▶ [Objective] Reproduce every line of the material below, but drop the pictures.

▶ [Given information]

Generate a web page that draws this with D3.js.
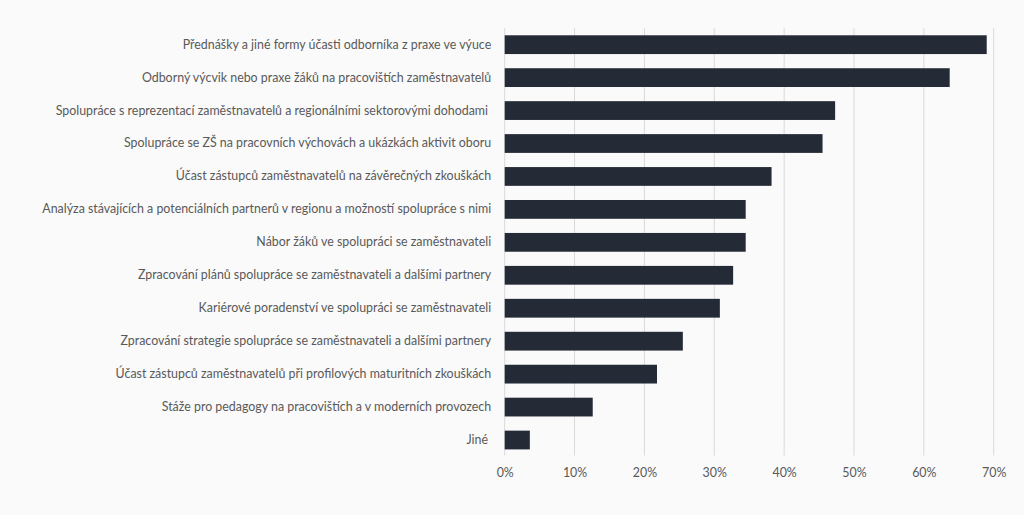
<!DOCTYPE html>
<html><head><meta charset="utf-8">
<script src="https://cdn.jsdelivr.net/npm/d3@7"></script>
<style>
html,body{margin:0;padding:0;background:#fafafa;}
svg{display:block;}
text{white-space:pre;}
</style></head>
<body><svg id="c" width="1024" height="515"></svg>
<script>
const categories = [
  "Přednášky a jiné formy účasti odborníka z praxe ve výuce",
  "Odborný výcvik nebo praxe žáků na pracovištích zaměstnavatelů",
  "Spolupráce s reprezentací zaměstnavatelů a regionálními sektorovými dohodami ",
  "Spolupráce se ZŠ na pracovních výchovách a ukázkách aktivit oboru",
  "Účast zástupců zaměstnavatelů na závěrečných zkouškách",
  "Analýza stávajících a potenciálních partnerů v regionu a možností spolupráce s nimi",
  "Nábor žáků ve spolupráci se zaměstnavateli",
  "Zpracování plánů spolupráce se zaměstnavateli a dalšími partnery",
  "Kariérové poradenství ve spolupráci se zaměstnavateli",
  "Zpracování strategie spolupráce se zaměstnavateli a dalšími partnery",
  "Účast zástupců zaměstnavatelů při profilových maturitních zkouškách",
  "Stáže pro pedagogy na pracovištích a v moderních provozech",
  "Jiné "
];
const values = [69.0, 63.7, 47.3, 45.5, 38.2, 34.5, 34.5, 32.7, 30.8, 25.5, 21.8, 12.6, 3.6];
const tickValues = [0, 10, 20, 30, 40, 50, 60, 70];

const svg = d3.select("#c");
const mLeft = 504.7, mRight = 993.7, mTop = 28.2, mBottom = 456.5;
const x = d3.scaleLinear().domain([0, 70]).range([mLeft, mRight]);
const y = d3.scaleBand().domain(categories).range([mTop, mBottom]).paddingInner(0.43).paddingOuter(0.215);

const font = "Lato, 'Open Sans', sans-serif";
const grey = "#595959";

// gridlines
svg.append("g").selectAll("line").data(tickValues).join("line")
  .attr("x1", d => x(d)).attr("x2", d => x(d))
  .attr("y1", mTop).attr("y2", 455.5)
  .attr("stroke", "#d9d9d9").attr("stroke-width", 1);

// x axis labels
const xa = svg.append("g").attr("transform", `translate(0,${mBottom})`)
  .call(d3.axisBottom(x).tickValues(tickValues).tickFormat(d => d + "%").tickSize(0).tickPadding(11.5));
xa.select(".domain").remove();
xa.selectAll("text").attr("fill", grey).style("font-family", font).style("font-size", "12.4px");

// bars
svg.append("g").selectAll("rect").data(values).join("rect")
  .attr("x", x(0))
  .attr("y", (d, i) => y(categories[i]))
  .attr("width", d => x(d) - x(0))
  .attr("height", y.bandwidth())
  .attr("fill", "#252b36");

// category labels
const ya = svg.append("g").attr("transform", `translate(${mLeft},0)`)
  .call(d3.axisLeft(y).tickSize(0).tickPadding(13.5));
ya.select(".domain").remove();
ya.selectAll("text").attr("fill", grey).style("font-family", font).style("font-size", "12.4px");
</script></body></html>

▶ [Output for this task]
Generate a web page that draws this with D3.js.
<!DOCTYPE html>
<html><head><meta charset="utf-8">
<script src="https://cdn.jsdelivr.net/npm/d3@7"></script>
<style>
html,body{margin:0;padding:0;background:#fafafa;}
svg{display:block;}
text{white-space:pre;}
</style></head>
<body><svg id="c" width="1024" height="515"></svg>
<script>
const categories = [
  "Přednášky a jiné formy účasti odborníka z praxe ve výuce",
  "Odborný výcvik nebo praxe žáků na pracovištích zaměstnavatelů",
  "Spolupráce s reprezentací zaměstnavatelů a regionálními sektorovými dohodami ",
  "Spolupráce se ZŠ na pracovních výchovách a ukázkách aktivit oboru",
  "Účast zástupců zaměstnavatelů na závěrečných zkouškách",
  "Analýza stávajících a potenciálních partnerů v regionu a možností spolupráce s nimi",
  "Nábor žáků ve spolupráci se zaměstnavateli",
  "Zpracování plánů spolupráce se zaměstnavateli a dalšími partnery",
  "Kariérové poradenství ve spolupráci se zaměstnavateli",
  "Zpracování strategie spolupráce se zaměstnavateli a dalšími partnery",
  "Účast zástupců zaměstnavatelů při profilových maturitních zkouškách",
  "Stáže pro pedagogy na pracovištích a v moderních provozech",
  "Jiné "
];
const values = [69.0, 63.7, 47.3, 45.5, 38.2, 34.5, 34.5, 32.7, 30.8, 25.5, 21.8, 12.6, 3.6];
const tickValues = [0, 10, 20, 30, 40, 50, 60, 70];

const svg = d3.select("#c");
const mLeft = 504.7, mRight = 993.7, mTop = 28.2, mBottom = 456.5;
const x = d3.scaleLinear().domain([0, 70]).range([mLeft, mRight]);
const y = d3.scaleBand().domain(categories).range([mTop, mBottom]).paddingInner(0.43).paddingOuter(0.215);

const font = "Lato, 'Open Sans', sans-serif";
const grey = "#595959";

// gridlines
svg.append("g").selectAll("line").data(tickValues).join("line")
  .attr("x1", d => x(d)).attr("x2", d => x(d))
  .attr("y1", mTop).attr("y2", 455.5)
  .attr("stroke", "#d9d9d9").attr("stroke-width", 1);

// x axis labels
const xa = svg.append("g").attr("transform", `translate(0,${mBottom})`)
  .call(d3.axisBottom(x).tickValues(tickValues).tickFormat(d => d + "%").tickSize(0).tickPadding(11.5));
xa.select(".domain").remove();
xa.selectAll("text").attr("fill", grey).style("font-family", font).style("font-size", "12.4px");

// bars
svg.append("g").selectAll("rect").data(values).join("rect")
  .attr("x", x(0))
  .attr("y", (d, i) => y(categories[i]))
  .attr("width", d => x(d) - x(0))
  .attr("height", y.bandwidth())
  .attr("fill", "#252b36");

// category labels
const ya = svg.append("g").attr("transform", `translate(${mLeft},0)`)
  .call(d3.axisLeft(y).tickSize(0).tickPadding(13.5));
ya.select(".domain").remove();
ya.selectAll("text").attr("fill", grey).style("font-family", font).style("font-size", "12.4px");
</script></body></html>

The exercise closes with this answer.